5 minutes with Sydney Mardi Gras CEO Terese Casu

With Mardi Gras kicking off this week, we sat down with Terese Casu to hear all about the 2019 event.

Sydney Gay and Lesbian Mardi Gras CEO Terese Casu joined a line-up of leading event professionals at The Business of Events conference in Sydney this month, to discuss the ins and outs of producing successful events.

With Mardi Gras officially kicking off on Friday, 15 February, we sat down with Terese to find out what 2019 has in store.

Tell us about this year’s theme: “Fearless”

We came out of the 40th year [last year] which was a really big year for us, and that was all about 40 years of evolution. [This year] we wanted to look back at our community and fearless was the theme that came to us because the community is fearless, there’s so many fearless people in the community.

But we’re also looking at the vulnerability of that word.

You’re fearless if you can ask for help, you’re fearless if you can do something for somebody that can’t do it – so it had such a great boldness to it.

But when you flip it, there’s this vulnerability to it that we loved, which is so much about our community.

How has the festival grown in the last few years?

In the three years that we’ve been bringing a new team together, for us it’s about going back to the very beginning of Mardi Gras and looking at the human rights, the social justice and the diversity level of it and bringing that back in a really authentic way.

We’ve changed our policies and created a new framework so that every artist and every event has to meet the criteria of social justice, human rights and diversity.

While you may not think that’s unusual, when you actually formalise it in that way, it changes the way you curate and it brings much more focus back in to why you exist and who you exist for – I think it’s really important that organisations do that.

We’re about providing voices for people that don’t often have a platform to do that.

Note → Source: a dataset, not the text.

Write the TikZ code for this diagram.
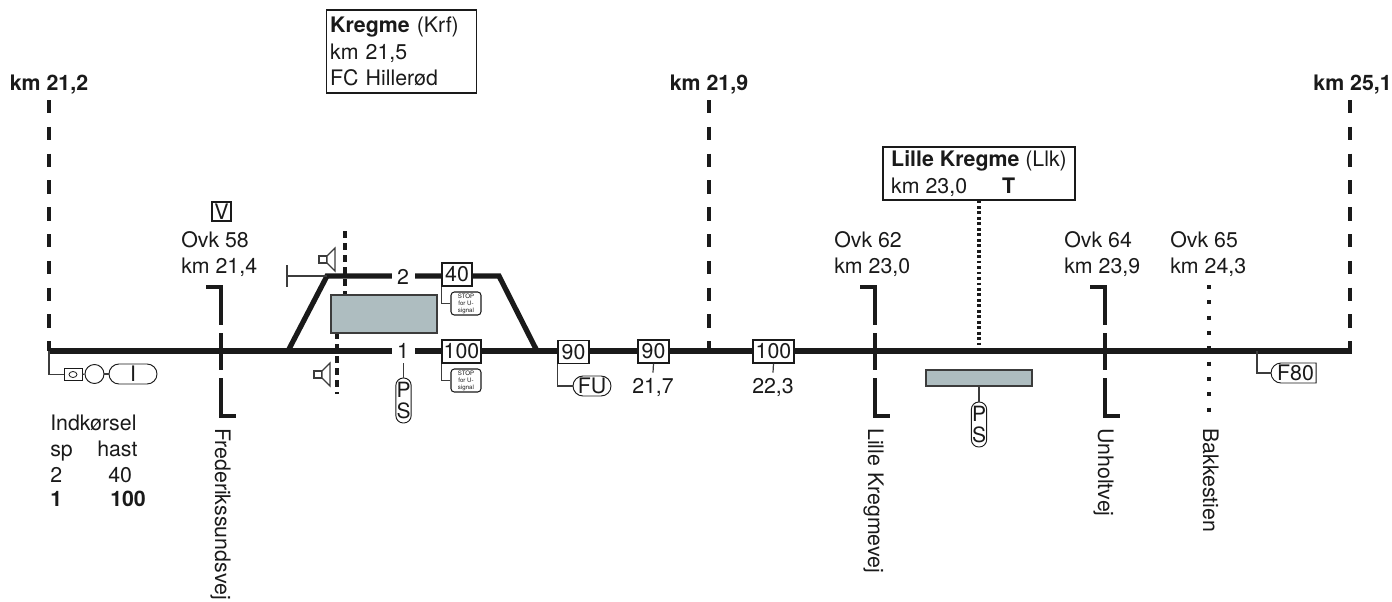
\documentclass[tikz,border=0pt]{standalone}
\usepackage{fontspec}
\setsansfont{TeX Gyre Heros}
\usepackage{xcolor}
\usetikzlibrary{shapes.misc, shapes.geometric}
\definecolor{platformgray}{HTML}{AEBDC0}
\definecolor{inkblack}{HTML}{1A1A1A}
\newcommand{\plantext}{\fontsize{16pt}{19.9pt}\selectfont\sffamily}
\tikzset{
  every node/.style={text=inkblack, font=\plantext},
  plainlabel/.style={anchor=base west, inner sep=0pt},
  boldlabel/.style={anchor=base, inner sep=0pt, font=\plantext\bfseries},
  roadlabel/.style={anchor=base west, inner sep=0pt, rotate=-90},
  stationbox/.style={
    draw=inkblack, line width=0.8pt, fill=white, align=left, inner ysep=0pt
  },
  signbox/.style={
    draw=inkblack, line width=0.8pt, fill=white, inner sep=0pt,
    minimum height=17.25pt
  },
  stopbox/.style={
    draw=inkblack, line width=0.8pt, fill=white, inner sep=0pt, rounded corners=2.5pt,
    minimum width=22.5pt, minimum height=17.25pt, align=center,
    font=\fontsize{4.6pt}{5.2pt}\selectfont\sffamily
  },
  pscapsule/.style={
    draw=inkblack, line width=0.7pt, fill=white, inner sep=0pt, rounded corners=5.6pt,
    minimum width=11.5pt, minimum height=33.75pt, align=center,
    font=\fontsize{15.75pt}{16pt}\selectfont\sffamily
  },
  wirecapsule/.style={
    draw=inkblack, line width=0.7pt, fill=white, inner sep=0pt,
    rounded rectangle, minimum height=15pt
  },
  platform/.style={
    draw=inkblack!85, line width=1.1pt, fill=platformgray, inner sep=0pt
  },
  tracknumber/.style={fill=white, inner sep=0pt, minimum width=17.25pt},
  trackline/.style={line width=3.9pt, color=inkblack},
  roadline/.style={line width=3pt, color=inkblack},
  kmtick/.style={line width=2.4pt, color=inkblack, dash pattern=on 10.1pt off 10pt},
  wireline/.style={line width=0.9pt, color=inkblack!85},
  stationdots/.style={line width=2.5pt, color=inkblack, dash pattern=on 2.1pt off 2pt},
  crossdots/.style={line width=3pt, color=inkblack, dash pattern=on 3pt off 8.5pt},
  platformdash/.style={line width=3pt, color=inkblack, dash pattern=on 5.6pt off 3.4pt},
}

\begin{document}
\begin{tikzpicture}[x=0.75pt, y=-0.75pt]
  \useasboundingbox (0,0) rectangle (1392,601);

  % ── Main track and loop ────────────────────────────────────────
  \coordinate (lineW) at (47.5,351);
  \coordinate (lineE) at (1351.5,351);
  \coordinate (loopW) at (288,351);
  \coordinate (loopE) at (537,351);
  \coordinate (loopNW) at (327,276);
  \coordinate (loopNE) at (499,276);
  \draw[trackline] (lineW) -- (lineE);
  \draw[trackline, line join=miter] (loopW) -- (loopNW) -- (loopNE) -- (loopE);

  % ── Kilometre limits ───────────────────────────────────────────
  \foreach \x/\lab/\nm in {49/km 21{,}2/kmA, 709/km 21{,}9/kmB} {
    \node[boldlabel] (\nm) at (\x,90) {\lab};
  }
  \node[boldlabel, anchor=base east] (kmC) at (1392,90) {km 25,1};
  \foreach \x/\nm in {49/tickA, 709/tickB, 1350/tickC} {
    \coordinate (\nm top) at (\x,100);
    \coordinate (\nm foot) at (\x,351);
    \draw[kmtick] (\nm top) -- (\nm foot);
  }

  % ── Level crossings ────────────────────────────────────────────
  \foreach \x in {221,875,1105} {
    \draw[roadline] (\x-15,287) -- (\x,287) -- (\x,325);
    \draw[roadline] (\x,333) -- (\x,370);
    \draw[roadline] (\x,378) -- (\x,416) -- (\x+15,416);
  }
  \coordinate (crossTop) at (1209,285);
  \coordinate (crossFoot) at (1209,412);
  \draw[crossdots] (crossTop) -- (crossFoot);

  \foreach \x/\ovk/\km/\nm in {181/58/21{,}4/ovkA, 834/62/23{,}0/ovkB,
                               1064/64/23{,}9/ovkC, 1170/65/24{,}3/ovkD} {
    \node[plainlabel] (\nm) at (\x,247) {Ovk \ovk};
    \node[plainlabel] (\nm km) at (\x,273) {km \km};
  }
  \node[signbox, minimum width=14.25pt, minimum height=14.25pt] (vsign) at (221.5,211.5) {V};

  \foreach \x/\lab/\nm in {215/Frederikssundsvej/roadA, 868/Lille Kregmevej/roadB,
                           1098/Unholtvej/roadC, 1203/Bakkestien/roadD} {
    \node[roadlabel] (\nm) at (\x,428) {\lab};
  }

  % ── Kregme station ─────────────────────────────────────────────
  \node[stationbox, text width=107pt, inner xsep=3pt, minimum height=62.25pt]
    (kregme) at (401.5,51.5) {\textbf{Kregme} (Krf)\\km 21,5\\FC Hillerød};

  \coordinate (dashN) at (345,231);
  \coordinate (dashNfoot) at (345,296);
  \coordinate (dashS) at (337,332);
  \coordinate (dashSfoot) at (337,394);
  \draw[platformdash] (dashN) -- (dashNfoot);
  \draw[platformdash] (dashS) -- (dashSfoot);
  \node[platform, minimum width=79.5pt, minimum height=28.5pt] (platformA) at (384,314) {};

  % Speakers
  \foreach \x/\y in {327/259.5, 322/374.5} {
    \draw[wireline, fill=white] (\x-8,\y-3.5) rectangle (\x,\y+3.5);
    \draw[wireline, fill=white] (\x,\y-3.5) -- (\x+8,\y-11.5) -- (\x+8,\y+11.5)
      -- (\x,\y+3.5) -- cycle;
  }

  % Buffer stop
  \coordinate (bufferN) at (287,265);
  \coordinate (bufferS) at (287,287);
  \coordinate (bufferM) at (287,276);
  \draw[wireline] (bufferN) -- (bufferS);
  \draw[wireline] (bufferM) -- (loopNW);

  % Track numbers and speed signs
  \node[tracknumber] (trackTwo) at (403,277) {2};
  \node[tracknumber] (trackOne) at (403,351) {1};
  \node[signbox, minimum width=22.5pt] (limitTwo) at (457,274.5) {40};
  \node[signbox, minimum width=29.25pt] (limitOne) at (461.5,351.5) {100};
  \node[stopbox] (stopTwo) at (466,303.5) {STOP\\for U-\\signal};
  \node[stopbox] (stopOne) at (466,380.5) {STOP\\for U-\\signal};
  \draw[wireline] (limitTwo.south west) |- (stopTwo.west);
  \draw[wireline] (limitOne.south west) |- (stopOne.west);

  \coordinate (psOneTop) at (403.5,363);
  \node[pscapsule] (psOne) at (403.5,400.5) {P\\S};
  \draw[wireline] (psOneTop) -- (psOne.north);

  % ── Speed signs on the line ────────────────────────────────────
  \node[signbox, minimum width=23.25pt] (limitA) at (573.5,352) {90};
  \node[signbox, minimum width=23.25pt] (limitB) at (653.5,351.5) {90};
  \node[signbox, minimum width=30.75pt] (limitC) at (773.5,351.5) {100};
  \node[wirecapsule, minimum width=28.5pt] (fusign) at (592,386) {FU};
  \draw[wireline] (limitA.south west) |- (fusign.west);
  \node[anchor=base, inner xsep=0pt, inner ysep=3.75pt] (posB) at (653,393) {21,7};
  \node[anchor=base, inner xsep=0pt, inner ysep=3.75pt] (posC) at (773,393) {22,3};
  \draw[wireline] (limitB.south) -- (posB.north);
  \draw[wireline] (limitC.south) -- (posC.north);

  % ── Lille Kregme ───────────────────────────────────────────────
  \node[stationbox, inner xsep=6pt, minimum width=144pt, minimum height=39.75pt]
    (lillekregme) at (979,173.5)
    {\textbf{Lille Kregme} (Llk)\\\makebox[83.25pt][l]{km 23,0}\textbf{T}};
  \coordinate (lillefoot) at (979,348);
  \draw[stationdots] (lillekregme.south) -- (lillefoot);
  \node[platform, minimum width=79.5pt, minimum height=12pt] (platformB) at (979,378) {};
  \node[pscapsule] (psTwo) at (979,424.5) {P\\S};
  \draw[wireline] (platformB.south) -- (psTwo.north);

  % ── Line end sign ──────────────────────────────────────────────
  \coordinate (feighty) at (1257,351);
  \node[wirecapsule, rounded rectangle right arc=none, minimum width=33.75pt]
    (fsign) at (1295.5,373) {F80};
  \draw[wireline] (feighty) |- (fsign.west);

  % ── Entry signal ───────────────────────────────────────────────
  \coordinate (entryTop) at (49,351);
  \node[draw=inkblack, line width=0.7pt, minimum width=13.5pt, minimum height=9pt, inner sep=0pt]
    (entrybox) at (73,374.5) {};
  \node[draw=inkblack, line width=0.6pt, ellipse, minimum width=6pt, minimum height=4.5pt, inner sep=0pt]
    (entrylamp) at (73,374.5) {};
  \node[draw=inkblack, line width=0.7pt, circle, minimum size=14.25pt, inner sep=0pt]
    (entryhead) at (94.5,374) {};
  \node[wirecapsule, minimum width=36pt] (entrysign) at (133,374) {I};
  \draw[wireline] (entryTop) |- (entrybox.west);
  \draw[wireline] (entrybox.east) -- (entryhead.west);
  \draw[wireline] (entryhead.east) -- (entrysign.west);

  % ── Entry table ────────────────────────────────────────────────
  \node[plainlabel] (tabhead) at (50,430) {Indkørsel};
  \node[plainlabel] (tabsp) at (50,456) {sp};
  \node[plainlabel] (tabhast) at (97,456) {hast};
  \node[plainlabel] (tabtwo) at (50,482) {2};
  \node[plainlabel] (tabforty) at (108,482) {40};
  \node[plainlabel, font=\plantext\bfseries] (tabone) at (50,506) {1};
  \node[plainlabel, font=\plantext\bfseries] (tabhundred) at (110,506) {100};
\end{tikzpicture}
\end{document}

So I think that’s been a change for us and a change in the way you’ll see Mardi Gras in the next two years, it will change again. And it’s not that we’re not going to have a commercial element to our festival, but that commercial element must drive back to that policy and criteria.

What’s the biggest challenge producing a large-scale event like Mardi Gras?

It’s trying to be everything to everybody. One of the questions today [at The Business of Events] was ‘How do you know when you’ve made success?’ and for us it’s to be as relevant to an eight year old as we are to an 88 year old. That’s the biggest challenge.

The new generation of allied young people and LGBTQI+ young people are not interested in the LGBTQI alphabet.

It’s so refreshing and it’s so inspiring and I can’t wait for that new generation to come in take over our organisations and not sanction ourselves into those silos that we do.

AccorHotels is partnering with Mardi Gras again this year. What does that support mean to the organisation?

It means so many things. It means we’re working with really fantastic 5-star hotels so we can provide that experience in Sydney for our guests. Accor is so inclusive and diverse.

If we bring diverse artists in from around the world, we know they’re in a safe place, they are welcomed and are part of Mardi Gras and that just changes the way people thing about a city.

What is the most rewarding part of your role?

We are so many things to so many and there is a big commercial arm to what we do but it’s the smaller voices that I’m most passionate about.

If we can change the life of one young person from regional Australia and they feel that they have a community and are part of community – that rocks my world.